Speaking from his own experience, Deputy Speaker of Parliament Jacob Oulanyah says that while still in school he was faced by many challenges that ranged from bulling by other pupils, food scarcity and the long distances he had to make to school early in the morning. The speaker says he had to walk seven miles to attend school but was grateful that his parents did not fail to pay school fees.
Cue in: “In the months……
Cue out:…….situation.”//
He urged the teachers to wait for action from parliament.

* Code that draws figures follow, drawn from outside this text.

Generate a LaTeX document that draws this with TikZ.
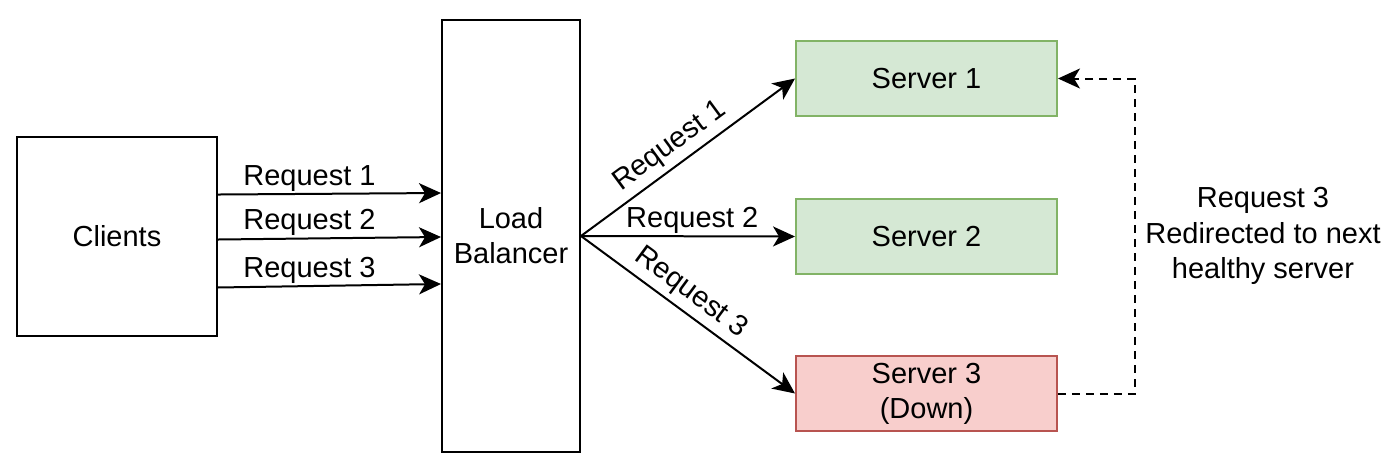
\documentclass[tikz,border=0pt]{standalone}
\usepackage{fontspec}
\setmainfont{Liberation Sans}
\usetikzlibrary{arrows.meta}

\definecolor{okfill}{HTML}{D5E8D4}
\definecolor{okline}{HTML}{82B366}
\definecolor{downfill}{HTML}{F8CECC}
\definecolor{downline}{HTML}{B85450}

\tikzset{
	box/.style={draw, line width=0.04cm, align=center, inner sep=0pt},
	server/.style={box, minimum width=5.22cm, minimum height=1.5cm, draw=okline, fill=okfill},
	downserver/.style={server, draw=downline, fill=downfill},
	req/.style={line width=0.04cm, -{Stealth[length=0.44cm, width=0.4cm, inset=0.12cm]}},
	lbl/.style={inner sep=1pt}
}

\begin{document}
\begin{tikzpicture}[x=0.02cm, y=-0.02cm, font=\fontsize{16.5}{20}\selectfont]
	\useasboundingbox (0, 0) rectangle (1396, 468);

	\node[box, minimum width=4cm, minimum height=3.98cm] (clients) at (117, 236.5) {Clients};
	\node[box, minimum width=2.76cm, minimum height=8.64cm] (lb) at (511, 236) {Load\\Balancer};

	\node[server] (s1) at (926.5, 78.5) {Server 1};
	\node[server] (s2) at (926.5, 236.5) {Server 2};
	\node[downserver] (s3) at (926.5, 393.5) {Server 3\\(Down)};

	\draw[req] ([yshift=0.84cm]clients.east) -- node[lbl, above, pos=0.41] {Request 1} ([yshift=0.86cm]lb.west);
	\draw[req] ([yshift=-0.06cm]clients.east) -- node[lbl, above, pos=0.41] {Request 2} ([yshift=-0.02cm]lb.west);
	\draw[req] ([yshift=-1.02cm]clients.east) -- node[lbl, above, pos=0.41] {Request 3} ([yshift=-0.96cm]lb.west);

	\draw[req] (lb.east) -- node[above, sloped, pos=0.47, inner sep=3pt] {Request 1} (s1.west);
	\draw[req] (lb.east) -- node[lbl, above, pos=0.52] {Request 2} (s2.west);
	\draw[req] (lb.east) -- node[above, sloped, pos=0.46, inner sep=3pt] {Request 3} (s3.west);

	\draw[req, dash pattern=on 0.16cm off 0.12cm] (s3.east) -- ++(77, 0) |- (s1.east);

	\node[align=center] (note) at (1263, 236) {Request 3\\Redirected to next\\healthy server};
\end{tikzpicture}
\end{document}
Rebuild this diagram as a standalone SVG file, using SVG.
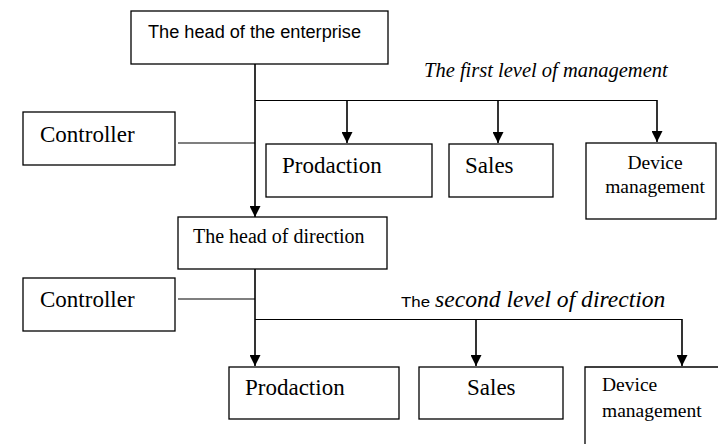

Activists from Uganda Joint Christian Council (UJCC), Uganda Muslim Education Association (UMEA), Uganda National Teachers Union (UNATU) and Forum of Educational NGOs today presented a petition to parliament on the second day of the teachers’ strike. The petitioners led by Reverend Father Silvestre Rwomukubwe demanded for reforms in the education sector.
UNATU announced a two-day sit down strike to compel government to increase teachers’ salaries by 100 percent. Government, however, says it can afford 15 percent pay rise.
The major concerns to the activists include capitation grants per child. They argue that the amount is too little to cater for the pupils and want parliament to increase the amount from the current 10,000 to 22,000 shillings per child per year in Universal Primary Education (UPE) schools.
The activists also want government to construct additional classrooms, recruit more teachers to match the number of pupils and increase the basic teacher’s salary from 273,000 to 546,000 shillings. The current teacher-pupil ratio stands at 1:83 with places like Arua with 1:114. This is against the recommended 1:55 ratio.
Rev. Rwomukubwe, the executive director of UJCC, wants parliament to amend the Education (Pre-Primary, Primary and Post-Primary) Act and ask parents and guardians to make a mandatory financial contribution towards the provision of lunch for all children at school.
They are also seeking Parliament’s intervention to ensure the Ministry of Public Service urgently operationalises the negotiation, consultative and dispute settlement machinery to ensure collective bargaining by workers. Government has instead taken over the role to increase or refuse to increase the salaries of teachers.
On their way to deliver the petition, teachers unveiled their latest move to push government into giving them an immediate 100% increase on their salary.
The teachers donned t-shirts with two 20,000 shilling notes printed on them with a question: ‘For Teachers?’ in reference to the 15 percent salary increment proposed in the 2012/2013 budget. The figure translates to 40,000 shillings. The teachers also held placards showing the different areas they had come from to deliver the petition.
Daniel Ahimbisibwe, a teacher at Kabale model primary school in Kabale District, says the move was meant to show government that the 15 percent salary increment is too little to even fill the space on a t-shirt.
The move by teachers comes a day after the minister of education Jessica Alupo announced that government had forgiven the teachers who had gone on strike on Monday which the UNATU secretary general, Teopista Birungi, says was also a mock move by government.